Ads, Subscriptions, and the Internet Without Either
You don't find the best price through guesswork. You find it by eliminating market inefficiency.
The Common Display Ad Slot on Al Gore’s internet will auction off for $0.50 by the thousand. As in, you’ll have to show a thousand ads just to earn 50 cents. If you’re lucky, a Daily Active User for your site might see that ad 30 times, yielding you a whopping $0.015: one and a half cents.
By contrast, the lowest priced consumer subscription is typically $2.99 a month. Even at the lower end, that’s a vast difference from $0.015 a month. When such a large gap exists, it’s hard not to smell an opportunity.

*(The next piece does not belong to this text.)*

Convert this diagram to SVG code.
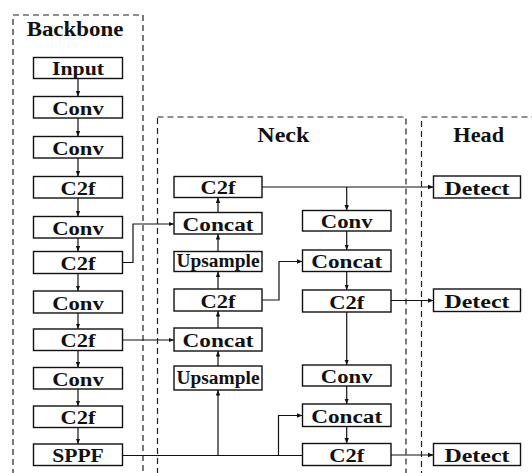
<svg xmlns="http://www.w3.org/2000/svg" width="532" height="473" viewBox="0 0 532 473">
<defs>
<marker id="ah" viewBox="0 0 10 10" refX="10" refY="5" markerWidth="5.5" markerHeight="5.5" orient="auto" markerUnits="userSpaceOnUse">
<path d="M0,1 L10,5 L0,9 Z" fill="#111"/>
</marker>
<style>
.grp{fill:none;stroke:#222;stroke-width:1.2;stroke-dasharray:6,4}
.box{fill:#fff;stroke:#111;stroke-width:1.4}
.t{font-family:"Liberation Serif","Times New Roman",serif;font-weight:bold;font-size:18px;fill:#111;text-anchor:middle}
.h{font-family:"Liberation Serif","Times New Roman",serif;font-weight:bold;font-size:20px;fill:#111;text-anchor:middle}
.c{fill:none;stroke:#111;stroke-width:1.2}
.a{marker-end:url(#ah)}
</style>
</defs>
<rect width="532" height="473" fill="#fff"/>
<g id="groups">
<rect class="grp" x="13" y="15" width="130" height="475"/>
<rect class="grp" x="157.5" y="117" width="248.5" height="375"/>
<rect class="grp" x="421.5" y="117" width="130" height="375"/>
<text class="h" x="75" y="35.5" textLength="96.7" lengthAdjust="spacingAndGlyphs">Backbone</text>
<text class="h" x="283.3" y="141.7" textLength="52" lengthAdjust="spacingAndGlyphs">Neck</text>
<text class="h" x="478.7" y="141.7" textLength="50.7" lengthAdjust="spacingAndGlyphs">Head</text>
</g>
<g id="connectors">
<path class="c a" d="M78,78.5 V96.5"/>
<path class="c a" d="M78,118 V136.5"/>
<path class="c a" d="M78,158 V176.5"/>
<path class="c a" d="M78,198 V216.5"/>
<path class="c a" d="M78,238 V251.5"/>
<path class="c a" d="M78,273.5 V291"/>
<path class="c a" d="M78,313 V329"/>
<path class="c a" d="M78,350.5 V367.5"/>
<path class="c a" d="M78,389 V406"/>
<path class="c a" d="M78,427.5 V444"/>
<path class="c a" d="M122.5,262.5 H133 V224 H174"/>
<path class="c a" d="M122.5,340 H174"/>
<path class="c" d="M122.5,455.5 H302.5"/>
<path class="c a" d="M218,455.5 V390"/>
<path class="c a" d="M218,366 V351"/>
<path class="c a" d="M218,328 V311"/>
<path class="c a" d="M218,289 V271.5"/>
<path class="c a" d="M218,251.5 V234"/>
<path class="c a" d="M218,212.5 V197.5"/>
<path class="c a" d="M278.5,455.5 V415.5 H302.5"/>
<path class="c a" d="M262,187 H433.5"/>
<path class="c a" d="M346.7,187 V210.5"/>
<path class="c a" d="M346.7,231 V250"/>
<path class="c a" d="M346.7,271.5 V290"/>
<path class="c a" d="M262,300 H279 V261.5 H302.5"/>
<path class="c a" d="M391,300.5 H433.5"/>
<path class="c a" d="M346.7,312 V365"/>
<path class="c a" d="M346.7,386 V404"/>
<path class="c a" d="M346.7,426.5 V443.5"/>
<path class="c a" d="M391,455 H433.5"/>
</g>
<g id="b_input"><rect class="box" x="33.5" y="57.5" width="89" height="21"/><text class="t" x="78" y="75.3" textLength="52" lengthAdjust="spacingAndGlyphs">Input</text></g>
<g id="b_conv1"><rect class="box" x="33.5" y="96.5" width="89" height="21.5"/><text class="t" x="78" y="114.8" textLength="51.7" lengthAdjust="spacingAndGlyphs">Conv</text></g>
<g id="b_conv2"><rect class="box" x="33.5" y="136.5" width="89" height="21.5"/><text class="t" x="78" y="154.8" textLength="51.7" lengthAdjust="spacingAndGlyphs">Conv</text></g>
<g id="b_c2f1"><rect class="box" x="33.5" y="176.5" width="89" height="21.5"/><text class="t" x="78" y="194.8" textLength="35" lengthAdjust="spacingAndGlyphs">C2f</text></g>
<g id="b_conv3"><rect class="box" x="33.5" y="216.5" width="89" height="21.5"/><text class="t" x="78" y="234.8" textLength="51.7" lengthAdjust="spacingAndGlyphs">Conv</text></g>
<g id="b_c2f2"><rect class="box" x="33.5" y="251.5" width="89" height="22"/><text class="t" x="78" y="270" textLength="35" lengthAdjust="spacingAndGlyphs">C2f</text></g>
<g id="b_conv4"><rect class="box" x="33.5" y="291" width="89" height="22"/><text class="t" x="78" y="309.5" textLength="51.7" lengthAdjust="spacingAndGlyphs">Conv</text></g>
<g id="b_c2f3"><rect class="box" x="33.5" y="329" width="89" height="21.5"/><text class="t" x="78" y="347.3" textLength="35" lengthAdjust="spacingAndGlyphs">C2f</text></g>
<g id="b_conv5"><rect class="box" x="33.5" y="367.5" width="89" height="21.5"/><text class="t" x="78" y="385.8" textLength="51.7" lengthAdjust="spacingAndGlyphs">Conv</text></g>
<g id="b_c2f4"><rect class="box" x="33.5" y="406" width="89" height="21.5"/><text class="t" x="78" y="424.3" textLength="35" lengthAdjust="spacingAndGlyphs">C2f</text></g>
<g id="b_sppf"><rect class="box" x="33.5" y="444" width="89" height="21.5"/><text class="t" x="78" y="462.3" textLength="51.7" lengthAdjust="spacingAndGlyphs">SPPF</text></g>
<g id="n_c2f1"><rect class="box" x="174" y="176.5" width="88" height="21"/><text class="t" x="218" y="194.3" textLength="35" lengthAdjust="spacingAndGlyphs">C2f</text></g>
<g id="n_concat1"><rect class="box" x="174" y="212.5" width="88" height="21.5"/><text class="t" x="218" y="230.8" textLength="71" lengthAdjust="spacingAndGlyphs">Concat</text></g>
<g id="n_up1"><rect class="box" x="174" y="251.5" width="88" height="20"/><text class="t" x="218" y="266.5" textLength="83" lengthAdjust="spacingAndGlyphs">Upsample</text></g>
<g id="n_c2f2"><rect class="box" x="174" y="289" width="88" height="22"/><text class="t" x="218" y="307.5" textLength="35" lengthAdjust="spacingAndGlyphs">C2f</text></g>
<g id="n_concat2"><rect class="box" x="174" y="328" width="88" height="23"/><text class="t" x="218" y="346.5" textLength="71" lengthAdjust="spacingAndGlyphs">Concat</text></g>
<g id="n_up2"><rect class="box" x="174" y="366" width="88" height="24"/><text class="t" x="218" y="384" textLength="83" lengthAdjust="spacingAndGlyphs">Upsample</text></g>
<g id="n_conv1"><rect class="box" x="302.5" y="210.5" width="88.5" height="20.5"/><text class="t" x="346.7" y="228" textLength="51.7" lengthAdjust="spacingAndGlyphs">Conv</text></g>
<g id="n_concat3"><rect class="box" x="302.5" y="250" width="88.5" height="21.5"/><text class="t" x="346.7" y="268.3" textLength="71" lengthAdjust="spacingAndGlyphs">Concat</text></g>
<g id="n_c2f3"><rect class="box" x="302.5" y="290" width="88.5" height="22"/><text class="t" x="346.7" y="308.5" textLength="35" lengthAdjust="spacingAndGlyphs">C2f</text></g>
<g id="n_conv2"><rect class="box" x="302.5" y="365" width="88.5" height="21"/><text class="t" x="346.7" y="382.8" textLength="51.7" lengthAdjust="spacingAndGlyphs">Conv</text></g>
<g id="n_concat4"><rect class="box" x="302.5" y="404" width="88.5" height="22.5"/><text class="t" x="346.7" y="422.5" textLength="71" lengthAdjust="spacingAndGlyphs">Concat</text></g>
<g id="n_c2f4"><rect class="box" x="302.5" y="443.5" width="88.5" height="22"/><text class="t" x="346.7" y="462" textLength="35" lengthAdjust="spacingAndGlyphs">C2f</text></g>
<g id="h_det1"><rect class="box" x="433.5" y="176" width="87" height="22"/><text class="t" x="477" y="194.5" textLength="65" lengthAdjust="spacingAndGlyphs">Detect</text></g>
<g id="h_det2"><rect class="box" x="433.5" y="289" width="87" height="22.5"/><text class="t" x="477" y="307.5" textLength="65" lengthAdjust="spacingAndGlyphs">Detect</text></g>
<g id="h_det3"><rect class="box" x="433.5" y="443.5" width="87" height="22"/><text class="t" x="477" y="462" textLength="65" lengthAdjust="spacingAndGlyphs">Detect</text></g>
</svg>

Given this gap in price, you’re well motivated to do everything in your power to convert that Daily Active User into a paid subscriber. But doing that will…take quite some doing.
To begin with, most consumers do not want yet another subscription. On top of that, there’s payment processors, who charge a 7% fee on every one of these transactions. Paradoxically, these sources of friction make it hard to justify pushing your subscription price any lower.

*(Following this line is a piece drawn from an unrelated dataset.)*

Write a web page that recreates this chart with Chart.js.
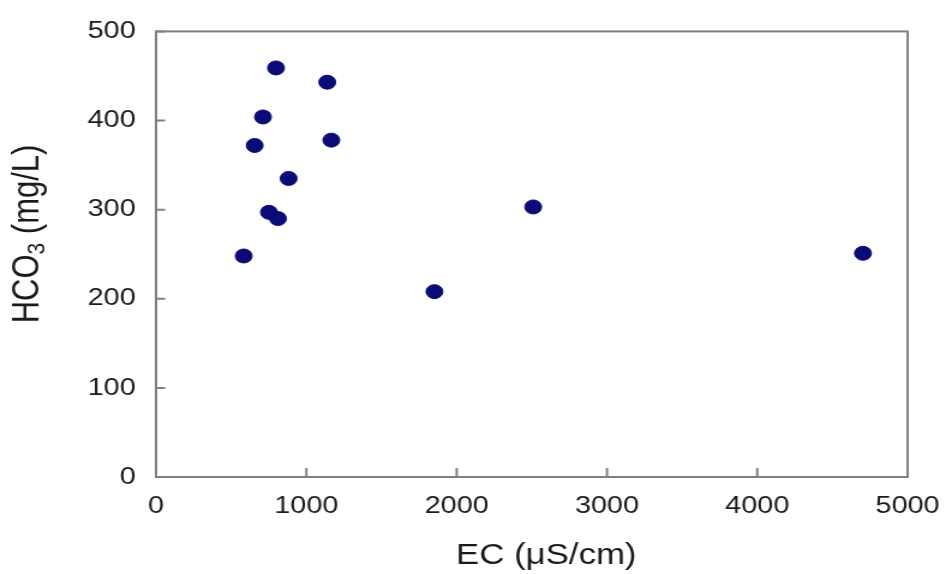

And just what differentiates your paid service from your free one anyway? Typically, the subscription model resorts primarily to adding more and more ads until the user is over-encumbered by them—which I suppose is one way to marginally close the revenue/usage gap. It’s also playing a dangerous game with nuking your user engagement entirely.
I was asked recently if we all could simply do without ads. Wildly enough, in the opportunity to make more money, exists the opportunity for a better internet, better products, and a better internet.
To do that we’re going to take some good ideas from the past. Newspapers floundered under subscription models, but they thrived when you could buy one at the newsstand for 5 cents.
I’ve implemented a version of this on my own mod site, where downloads are available for a tiny fee.
There’s a key piece of infrastructure to make such an independent, granular model work. It’s the killer use case for Solana, an ultra-fast blockchain that has fees even more fractionally tiny than $0.015.
Whereas most modders rely on Patreon (subscriptions), I charge just 0.005 SOL per download, which (at the current time of writing) is 40 cents. The fee for the transaction is 0.00008 SOL, which is $0.0064. The fee wouldn’t be higher if I charged more.
Of course, there’s a variety of methods by which a business model like this could be accomplished. If one prefers a more internal approach, this can be implemented using a company’s own internal currency, and priced entirely through product-driven observable systems that give ultimate flexible control without the engineering lift.
On the opposite end of the spectrum for decentralized network effects, the SOL-based system could be integrated into existing ad bidding frameworks, allowing the user to be an active participant in their own ad auction. If the user wins, they aren’t shown an ad. This would close ads/subscription pricing gap in its totality, through the power of efficient markets.
Since everything is ultimately worth what its purchaser will pay for it, prioritizing market efficiency is the ultimate method for defining value. Let the invisible hand leverage your product-market fit.